Can you try now to inherit different properties with source "local"?

#20 Updated by Alexander Motin almost 3 years ago

  • Priority changed from Expected to Important
  • Target version changed from 11.1 to 11.2-BETA1

I've tried to reproduce it by setting the same properties to dataset on my tests system and it replicated fine. There must be something special with those datasets not visible directly.

#21 Updated by Dan Boothby almost 3 years ago

Alexander Motin wrote:

Can you try now to inherit different properties with source "local"?

Sorry, I'm not quite that adept at zfs, how would I do this?

#22 Updated by Alexander Motin almost 3 years ago

zfs inherit <property> <dataset>

#23 Updated by Dan Boothby almost 3 years ago

Given that this works on a new dataset with my system, and you've also been able to test this as working, I'm willing to close this ticket as a weird Corral hangover.
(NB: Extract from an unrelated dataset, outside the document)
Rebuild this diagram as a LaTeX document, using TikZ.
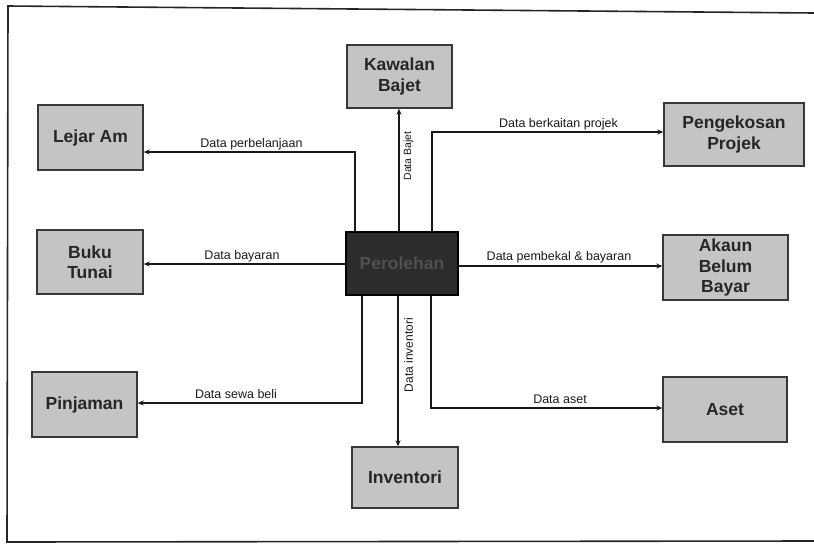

As that this was only to be a one time transfer, I'll use rsync for now and hope the new zpool will be error free if I ever need to do this again! Thanks for your help.

#24 Updated by Dru Lavigne almost 3 years ago

  • Status changed from 15 to Closed: Cannot reproduce
  • Target version changed from 11.2-BETA1 to N/A

Thanks for the update Dan. Closing out.

#25 Updated by Dru Lavigne almost 3 years ago

  • File deleted (debug-freenas-20170918174010.tgz)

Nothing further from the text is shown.